I prophesy he comes to tell me of the players.

Most prophecy is of this nature – a simple extrapolation of someone’s rather predictable behavior. We’d like to imagine that we are surprising mysteries when often, someone could set a clock by our patterns.

If you asked me, I’d say that my writing times are erratic – that you couldn’t predict when and where you’d find me with my notebook and pen. But twice now, when I set my alarm for timed writing, I’ve found that I am starting at the EXACT same time, like To The Minute. I am clearly much more predictable than I thought.

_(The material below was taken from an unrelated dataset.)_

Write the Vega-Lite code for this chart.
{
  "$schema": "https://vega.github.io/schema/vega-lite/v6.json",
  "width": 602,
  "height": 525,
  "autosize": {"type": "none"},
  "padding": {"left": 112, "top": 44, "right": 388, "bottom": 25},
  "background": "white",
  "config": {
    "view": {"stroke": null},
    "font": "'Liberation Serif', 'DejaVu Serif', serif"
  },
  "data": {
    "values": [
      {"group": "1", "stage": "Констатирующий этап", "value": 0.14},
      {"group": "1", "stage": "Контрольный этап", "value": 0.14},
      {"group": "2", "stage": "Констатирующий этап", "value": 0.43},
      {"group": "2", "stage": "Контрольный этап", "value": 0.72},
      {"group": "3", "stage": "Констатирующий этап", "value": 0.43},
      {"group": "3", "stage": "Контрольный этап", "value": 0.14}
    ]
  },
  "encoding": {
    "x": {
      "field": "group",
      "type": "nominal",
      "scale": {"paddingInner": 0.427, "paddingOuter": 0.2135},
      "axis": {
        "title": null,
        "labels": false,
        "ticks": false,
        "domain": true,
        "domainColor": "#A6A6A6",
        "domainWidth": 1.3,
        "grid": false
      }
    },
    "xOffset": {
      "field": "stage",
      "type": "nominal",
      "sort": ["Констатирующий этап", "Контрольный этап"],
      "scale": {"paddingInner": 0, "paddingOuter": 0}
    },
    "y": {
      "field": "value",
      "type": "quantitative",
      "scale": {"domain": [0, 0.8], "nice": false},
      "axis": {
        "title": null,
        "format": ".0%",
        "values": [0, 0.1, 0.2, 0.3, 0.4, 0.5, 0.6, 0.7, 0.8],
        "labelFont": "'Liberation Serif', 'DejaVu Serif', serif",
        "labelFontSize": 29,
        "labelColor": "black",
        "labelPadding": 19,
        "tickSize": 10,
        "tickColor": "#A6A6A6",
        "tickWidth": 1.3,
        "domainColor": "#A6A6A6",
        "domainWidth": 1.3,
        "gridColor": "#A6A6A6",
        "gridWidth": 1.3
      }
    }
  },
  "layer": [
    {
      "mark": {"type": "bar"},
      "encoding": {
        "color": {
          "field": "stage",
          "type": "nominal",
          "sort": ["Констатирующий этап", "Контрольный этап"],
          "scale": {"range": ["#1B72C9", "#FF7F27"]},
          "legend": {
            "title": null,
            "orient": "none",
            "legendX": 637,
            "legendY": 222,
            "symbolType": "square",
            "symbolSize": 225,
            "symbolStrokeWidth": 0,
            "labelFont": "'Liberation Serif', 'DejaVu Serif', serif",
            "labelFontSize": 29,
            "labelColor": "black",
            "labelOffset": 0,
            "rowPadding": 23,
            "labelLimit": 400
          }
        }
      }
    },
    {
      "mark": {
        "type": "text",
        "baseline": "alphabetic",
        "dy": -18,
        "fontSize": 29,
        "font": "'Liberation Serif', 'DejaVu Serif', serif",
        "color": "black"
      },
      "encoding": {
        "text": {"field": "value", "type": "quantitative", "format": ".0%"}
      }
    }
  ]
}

There was a period in my life in which I saw psychics fairly often. I can’t quite as easily explain their predictions and suggestions. I don’t know how they could have gotten enough information to make an educated guess. If they were somehow putting on a show, it was a very smart productive show for me. In one case, it led to my getting a job I then held for 14 years. No career counselor I ever had had as good a track record. I find I don’t much care where that psychic got her information. On balance she helped me so much that even if it had been on elaborate ruse, I wouldn’t feel betrayed at all, still just grateful.

That great baby you see there is not yet out of his swaddling clouts.

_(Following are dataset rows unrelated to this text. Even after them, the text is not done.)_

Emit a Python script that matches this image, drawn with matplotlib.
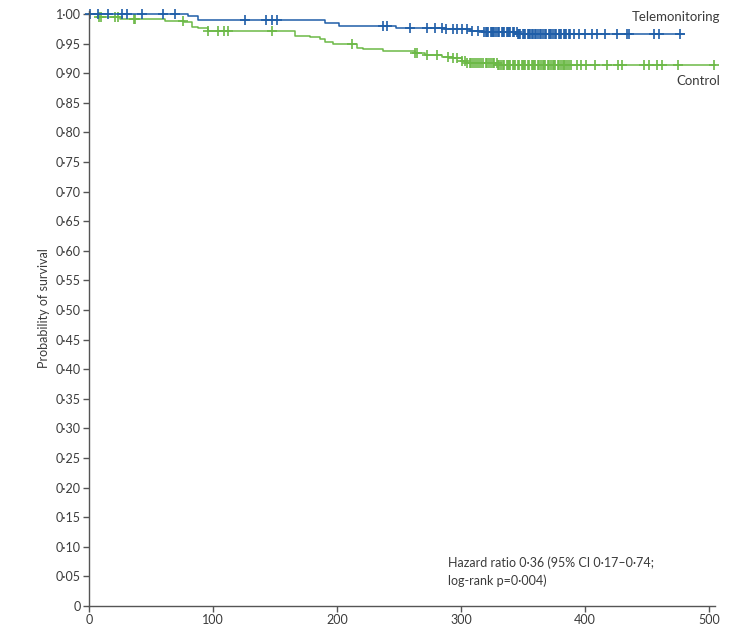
import matplotlib.pyplot as plt
import numpy as np

# Kaplan-Meier steps (days, survival)
tele_times = [0, 80, 88, 190, 202, 248, 287, 307, 319, 346]
tele_surv = [1.0, 0.9966, 0.990, 0.984, 0.980, 0.977, 0.974, 0.971, 0.969, 0.966]
tele_end = 480

ctrl_times = [0, 7, 25, 61, 77, 83, 88, 96, 166, 178, 186, 190, 197, 216, 221,
              237, 263, 271, 285, 294, 301, 305, 330]
ctrl_surv = [1.0, 0.9954, 0.9916, 0.9887, 0.986, 0.9785, 0.976, 0.971, 0.963, 0.961,
             0.957, 0.953, 0.949, 0.943, 0.940, 0.9375, 0.9336, 0.9307, 0.928, 0.925,
             0.921, 0.918, 0.914]
ctrl_end = 505

# censoring times
tele_cens = [1, 7, 15, 27, 31, 43, 60, 69, 126, 143, 148, 152, 237, 240, 259, 273,
             279, 285, 288, 294, 297, 301, 305, 309, 314, 319, 320, 321, 322, 324, 325,
             326, 327, 328, 330, 331, 333, 334, 335, 337, 338, 339, 340, 342, 343, 345,
             346, 347, 348, 350, 351, 352, 354, 355, 356, 357, 358, 360, 361, 362, 364,
             365, 366, 368, 369, 371, 372, 373, 374, 376, 377, 379, 380, 381, 383, 384,
             385, 387, 388, 391, 395, 400, 406, 410, 416, 426, 434, 436, 456, 460, 477]
ctrl_cens = [8, 10, 21, 23, 36, 37, 76, 96, 104, 109, 112, 148, 212, 263, 265, 273,
             281, 290, 294, 297, 301, 303, 305, 307, 308, 310, 311, 313, 315, 316, 318,
             320, 321, 323, 324, 326, 327, 329, 330, 331, 332, 334, 335, 337, 338, 339,
             340, 342, 343, 344, 346, 347, 349, 350, 351, 352, 354, 355, 357, 358, 359,
             360, 362, 363, 365, 366, 367, 368, 370, 371, 373, 374, 375, 376, 378, 379,
             381, 382, 383, 384, 386, 387, 389, 394, 397, 401, 408, 418, 427, 430,
             448, 452, 458, 462, 475, 504]

blue = '#1f5ea8'
green = '#6cb947'
txt = '#3b3b3b'

plt.rcParams['font.family'] = ['Lato', 'DejaVu Sans']

fig = plt.figure(figsize=(7.33, 6.29), dpi=100)
ax = fig.add_axes([89/733, 23/629, 626/733, 595/629])


def draw(times, surv, end, cens, col):
    t = list(times) + [end]
    s = list(surv) + [surv[-1]]
    ax.step(t, s, where='post', color=col, lw=1.1, clip_on=False)
    idx = np.searchsorted(times, cens, side='right') - 1
    ys = np.array(surv)[idx]
    ax.plot(cens, ys, ls='none', marker='+', ms=7.5, mew=1.2, color=col, clip_on=False)


draw(ctrl_times, ctrl_surv, ctrl_end, ctrl_cens, green)
draw(tele_times, tele_surv, tele_end, tele_cens, blue)

ax.set_xlim(0, 505)
ax.set_ylim(0, 1.005)
yt = np.arange(0, 21) * 0.05
ax.set_yticks(yt)
ax.set_yticklabels(['0'] + [('%.2f' % v).replace('.', '\u00b7') for v in yt[1:]])
ax.set_xticks([0, 100, 200, 300, 400, 500])
for s in ['top', 'right']:
    ax.spines[s].set_visible(False)
for s in ['left', 'bottom']:
    ax.spines[s].set_color('#555555')
    ax.spines[s].set_linewidth(1.0)
ax.tick_params(direction='out', length=4, width=1.0, color='#555555',
               labelsize=9, labelcolor=txt, pad=2)
ax.set_ylabel('Probability of survival', fontsize=9, color=txt, labelpad=4)

ax.text(509, 1.0 - (17 - 14) / 592, 'Telemonitoring',
        ha='right', va='center', fontsize=9.5, color=txt, clip_on=False)
ax.text(509, 1.0 - (81 - 14) / 592, 'Control', ha='right', va='center',
        fontsize=9.5, color=txt, clip_on=False)
ax.text(290, 0.058, 'Hazard ratio 0\u00b736 (95% CI 0\u00b717\u20130\u00b774;\nlog-rank p=0\u00b7004)',
        ha='left', va='center', fontsize=9, color=txt, linespacing=1.5)

fig.savefig('out.png', dpi=100)
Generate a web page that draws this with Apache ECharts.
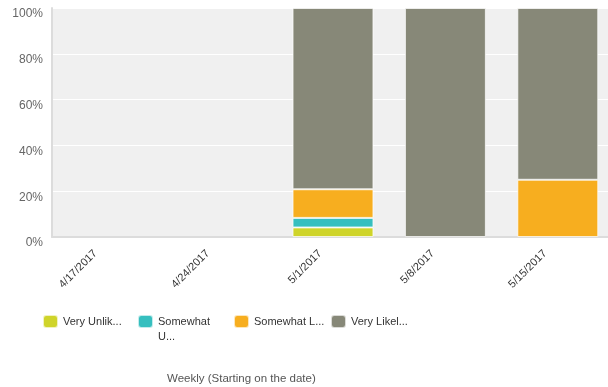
<!DOCTYPE html>
<html>
<head>
<meta charset="utf-8">
<script src="https://cdn.jsdelivr.net/npm/echarts@6/dist/echarts.min.js"></script>
<style>
html,body{margin:0;padding:0;background:#fff;overflow:hidden;}
#chart{width:616px;height:387px;}
</style>
</head>
<body>
<div id="chart"></div>
<script>
const categories = ['4/17/2017', '4/24/2017', '5/1/2017', '5/8/2017', '5/15/2017'];
const seriesNames = ['Very Unlikely', 'Somewhat Unlikely', 'Somewhat Likely', 'Very Likely'];
const legendLabels = ['Very Unlik...', 'Somewhat\nU...', 'Somewhat L...', 'Very Likel...'];
const veryUnlikely = [0, 0, 4.17, 0, 0];
const somewhatUnlikely = [0, 0, 4.17, 0, 0];
const somewhatLikely = [0, 0, 12.5, 0, 25];
const veryLikely = [0, 0, 79.16, 100, 75];
const yTicks = [0, 20, 40, 60, 80, 100];
const xAxisTitle = 'Weekly (Starting on the date)';

const colors = ['#cfd42a', '#36bfbf', '#f7ae1f', '#878878'];
const seriesData = [veryUnlikely, somewhatUnlikely, somewhatLikely, veryLikely];
const font = 'Liberation Sans, Arial, sans-serif';

const chart = echarts.init(document.getElementById('chart'));
const legendX = [42, 137, 233, 330];
const legendTop = 314;

const extraLines = [];
legendLabels.forEach((l, i) => {
  const parts = l.split('\n');
  parts.slice(1).forEach((p, k) => {
    extraLines.push({
      type: 'text', left: legendX[i] + 21, top: legendTop + 2 + 13 * (k + 1) + 2,
      style: { text: p, fill: '#333', font: '11px ' + font }
    });
  });
});

chart.setOption({
  animation: false,
  backgroundColor: '#fff',
  grid: {
    left: 52, top: 8, right: 2, bottom: 150,
    show: true, backgroundColor: '#f0f0f0', borderWidth: 0,
    containLabel: false
  },
  xAxis: {
    type: 'category',
    data: categories,
    axisLine: { show: true, lineStyle: { color: '#dcdcdc', width: 2 } },
    axisTick: { show: false },
    axisLabel: {
      rotate: 45, color: '#333', fontFamily: font, fontSize: 11, margin: 2, interval: 0,
      padding: [0, 18, 0, 0]
    },
    splitLine: { show: false }
  },
  yAxis: {
    type: 'value',
    min: yTicks[0], max: yTicks[yTicks.length - 1], interval: 20,
    axisLine: { show: true, lineStyle: { color: '#dcdcdc', width: 2 } },
    axisTick: { show: false },
    axisLabel: {
      formatter: v => v + '%', color: '#666', fontFamily: font, fontSize: 12,
      margin: 9, verticalAlign: 'top'
    },
    splitLine: { show: true, lineStyle: { color: '#ffffff', width: 1 } }
  },
  legend: seriesNames.map((n, i) => ({
    data: [n],
    left: legendX[i], top: legendTop, padding: 0,
    itemWidth: 15, itemHeight: 13, itemGap: 5,
    icon: 'roundRect',
    selectedMode: false,
    formatter: () => legendLabels[i].split('\n')[0],
    textStyle: {
      color: '#333', fontFamily: font, fontSize: 11, lineHeight: 13,
      padding: [2, 0, 0, 0], verticalAlign: 'top'
    }
  })),
  graphic: [{
    type: 'text', left: 167, top: 373,
    style: { text: xAxisTitle, fill: '#555', font: '11.5px ' + font }
  }].concat(extraLines),
  series: seriesNames.map((n, i) => ({
    name: n,
    type: 'bar',
    stack: 'total',
    data: seriesData[i].map(v => (v === 0 ? '-' : v)),
    barCategoryGap: '28%',
    itemStyle: { color: colors[i], borderColor: 'rgba(255,255,255,0.7)', borderWidth: 1 },
    emphasis: { disabled: true }
  }))
});
</script>
</body>
</html>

Normally, I’m not such a giant fan of the Arden editions (just for reading anyway). It’s rare that most people want to know whether a line is from the first folio or the quarto or what editor made what decision about what. It feels like watching the DVD commentary while trying to watch the movie. I know it’s fashionable to say you love the Arden. It signals a certain geekiness. It signals “I am a Shakespeare Nerd.”

Well – I’m a Shakespeare nerd and 9 times out of 10, I don’t lean toward the Arden.
However, today is that 10th time. Right here, right now. I have always heard this line with “swaddling CLOTHES” which would make a great deal of sense, of course, but also seems like, given the presence of CLOUTS here, that it might be one of those changes made with some editorial license. Is it clouts in one version of the play and not the others? Is this line in only one version of the play?
I would hope the Arden edition might answer my questions about clout versus clothes but of course, there’s no guarantee that it will.
What does this edition say about it? Uh, nothing.

Hark you, Guildenstern – and you too – at each ear a hearer.

I love the implicit staging of this one. You just have to put Guildenstern on one side and Rosencrantz on the other. And it’s such a juicy way to say, “Come stand on either side of me.” Or actually – it could also be a way to say, “Look at that you just stood on either side of me, you weirdos.”

Anyway, I love “at each ear a hearer.” I love the sound of it. I love that it has some hint of contradiction that hearers and ears are a bit like two magnets with the same charge. And I love the repetition of the ear in ear and hearer. Love, love and love. I can only imagine what a hash of this line something like “No Fear Shakespeare” would make.

But in addition to my deep affection for “at each ear a hearer,” I am intrigued by Hamlet’s choice to call Guildenstern by his name and not Rosencrantz. Is it a slight to Rosencrantz or a sign of more familiarity with him? He doesn’t say, “You, too, Rosencrantz” he just says “and you too” It’s a distinction and there’s a world of choice in it.

When the wind is southerly, I know a hawk from a handsaw.

Jimmy the Carpenter working on building a bookshelf says to his assistant, “Hey, hand me that hawk, will you?”
His assistant says, “Uh, do you mean this handsaw?”
“Yes, yes, sorry, I’m always mixing those two up. The hawk, yes.”
“Handsaw.”
“Right.”

Bryce, the falconer, puts on his gloves, picks up the hood for his bird and shouts at his apprentice, “Pick up that handsaw from its perch and bring it over to me.”
“You want the handsaw!”
“Yes, yes, the handsaw!”
His apprentice picks up the handsaw that sits on the workbench for sawing perches and leather straps and such.
When he hands it to the falconer, the falconer goes nuts.
“Why would I want a handsaw?! Are you crazy? You see I have the hood right here. You know I want the redtail handsaw!”
“The redtail handsaw. . .”
“No, you idiot, the redtail handsaw!”
“Do you mean the redtail hawk?”
“That’s what I said.”
“Right. Okay.”
And the falconer’s apprentice bustles over to the hawk’s perch as he prays for a southerly wind.